◆ Record set ◆
--
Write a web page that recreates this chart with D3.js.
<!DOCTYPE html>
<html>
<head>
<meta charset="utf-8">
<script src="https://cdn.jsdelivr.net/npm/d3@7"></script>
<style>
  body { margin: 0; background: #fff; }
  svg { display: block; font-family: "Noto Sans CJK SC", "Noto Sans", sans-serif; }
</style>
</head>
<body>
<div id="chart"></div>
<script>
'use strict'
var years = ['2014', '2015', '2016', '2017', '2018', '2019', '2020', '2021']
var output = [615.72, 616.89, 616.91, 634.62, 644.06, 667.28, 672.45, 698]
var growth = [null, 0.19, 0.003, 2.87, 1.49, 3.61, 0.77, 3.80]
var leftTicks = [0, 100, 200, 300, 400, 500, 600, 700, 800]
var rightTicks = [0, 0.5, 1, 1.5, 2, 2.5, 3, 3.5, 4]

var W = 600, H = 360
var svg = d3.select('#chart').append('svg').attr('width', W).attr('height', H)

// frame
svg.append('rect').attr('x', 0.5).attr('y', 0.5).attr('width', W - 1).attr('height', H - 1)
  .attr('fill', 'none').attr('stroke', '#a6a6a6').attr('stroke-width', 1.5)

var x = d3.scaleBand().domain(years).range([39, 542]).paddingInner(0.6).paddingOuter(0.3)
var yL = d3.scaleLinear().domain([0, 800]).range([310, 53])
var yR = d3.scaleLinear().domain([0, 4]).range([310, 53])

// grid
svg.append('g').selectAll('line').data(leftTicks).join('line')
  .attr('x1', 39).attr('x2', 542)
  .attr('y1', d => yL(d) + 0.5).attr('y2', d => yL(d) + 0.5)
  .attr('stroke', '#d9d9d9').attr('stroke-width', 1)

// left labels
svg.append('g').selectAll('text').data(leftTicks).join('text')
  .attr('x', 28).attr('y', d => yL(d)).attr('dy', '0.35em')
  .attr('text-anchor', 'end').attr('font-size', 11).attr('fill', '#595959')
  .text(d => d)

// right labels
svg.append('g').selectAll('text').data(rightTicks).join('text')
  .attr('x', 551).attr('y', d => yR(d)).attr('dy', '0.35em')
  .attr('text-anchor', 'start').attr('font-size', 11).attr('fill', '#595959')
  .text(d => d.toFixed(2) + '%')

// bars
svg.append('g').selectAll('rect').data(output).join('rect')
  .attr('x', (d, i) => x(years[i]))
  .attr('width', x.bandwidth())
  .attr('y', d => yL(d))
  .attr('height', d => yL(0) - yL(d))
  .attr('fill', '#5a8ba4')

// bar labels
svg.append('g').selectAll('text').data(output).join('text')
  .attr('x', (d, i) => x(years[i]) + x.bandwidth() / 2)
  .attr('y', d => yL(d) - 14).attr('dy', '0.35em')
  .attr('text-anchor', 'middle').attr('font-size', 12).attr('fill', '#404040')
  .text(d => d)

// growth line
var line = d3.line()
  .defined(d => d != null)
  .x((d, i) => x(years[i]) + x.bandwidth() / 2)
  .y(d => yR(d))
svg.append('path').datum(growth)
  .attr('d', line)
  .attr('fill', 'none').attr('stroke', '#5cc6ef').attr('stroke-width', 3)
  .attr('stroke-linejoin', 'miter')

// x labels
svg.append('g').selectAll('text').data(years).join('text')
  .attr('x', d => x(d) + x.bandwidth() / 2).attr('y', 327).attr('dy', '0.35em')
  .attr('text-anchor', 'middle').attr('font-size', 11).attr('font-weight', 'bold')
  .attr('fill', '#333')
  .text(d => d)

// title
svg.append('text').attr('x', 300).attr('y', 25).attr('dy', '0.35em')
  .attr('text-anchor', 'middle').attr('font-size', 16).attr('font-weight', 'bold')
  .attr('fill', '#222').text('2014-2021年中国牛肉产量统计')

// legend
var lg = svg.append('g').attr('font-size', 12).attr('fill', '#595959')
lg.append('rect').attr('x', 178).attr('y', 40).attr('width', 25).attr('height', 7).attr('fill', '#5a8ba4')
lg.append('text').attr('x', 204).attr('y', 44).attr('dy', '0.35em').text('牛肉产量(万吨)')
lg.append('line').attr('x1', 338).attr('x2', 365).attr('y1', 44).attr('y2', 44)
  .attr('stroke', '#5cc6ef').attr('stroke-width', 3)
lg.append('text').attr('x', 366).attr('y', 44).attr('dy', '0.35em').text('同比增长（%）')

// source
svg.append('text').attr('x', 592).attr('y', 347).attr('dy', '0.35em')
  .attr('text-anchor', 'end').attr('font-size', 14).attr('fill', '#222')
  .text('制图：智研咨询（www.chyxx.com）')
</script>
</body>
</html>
--
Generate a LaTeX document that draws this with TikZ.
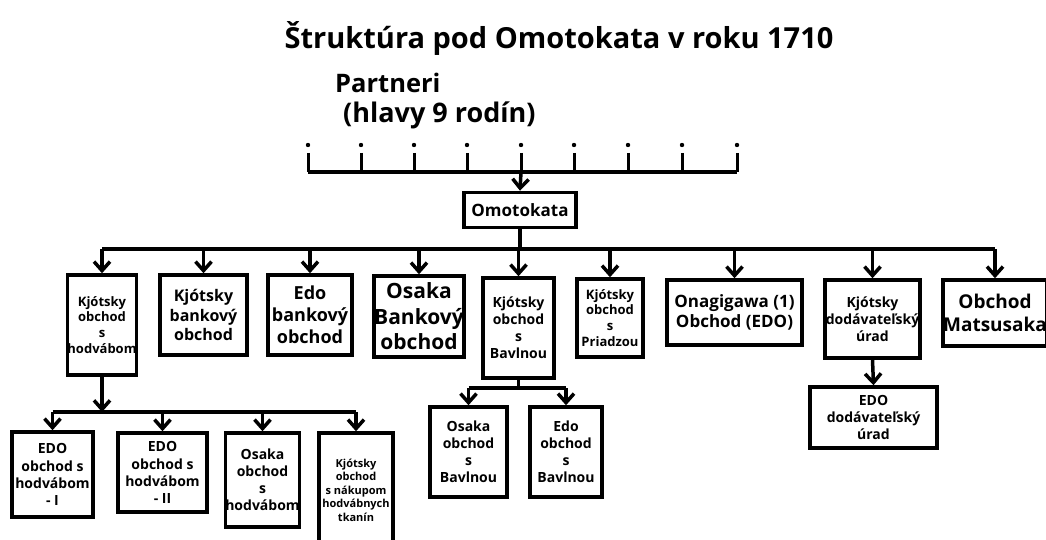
--
◆ Goal of the exercise ◆
Everything from the line with "Write a web" through the line with "var yR = d3.scaleLinear().domain([0, 4]).range([310, 53])", both ends included, should be repeated exactly; nothing else should appear.

◆ Worked solution ◆
Write a web page that recreates this chart with D3.js.
<!DOCTYPE html>
<html>
<head>
<meta charset="utf-8">
<script src="https://cdn.jsdelivr.net/npm/d3@7"></script>
<style>
  body { margin: 0; background: #fff; }
  svg { display: block; font-family: "Noto Sans CJK SC", "Noto Sans", sans-serif; }
</style>
</head>
<body>
<div id="chart"></div>
<script>
'use strict'
var years = ['2014', '2015', '2016', '2017', '2018', '2019', '2020', '2021']
var output = [615.72, 616.89, 616.91, 634.62, 644.06, 667.28, 672.45, 698]
var growth = [null, 0.19, 0.003, 2.87, 1.49, 3.61, 0.77, 3.80]
var leftTicks = [0, 100, 200, 300, 400, 500, 600, 700, 800]
var rightTicks = [0, 0.5, 1, 1.5, 2, 2.5, 3, 3.5, 4]

var W = 600, H = 360
var svg = d3.select('#chart').append('svg').attr('width', W).attr('height', H)

// frame
svg.append('rect').attr('x', 0.5).attr('y', 0.5).attr('width', W - 1).attr('height', H - 1)
  .attr('fill', 'none').attr('stroke', '#a6a6a6').attr('stroke-width', 1.5)

var x = d3.scaleBand().domain(years).range([39, 542]).paddingInner(0.6).paddingOuter(0.3)
var yL = d3.scaleLinear().domain([0, 800]).range([310, 53])
var yR = d3.scaleLinear().domain([0, 4]).range([310, 53])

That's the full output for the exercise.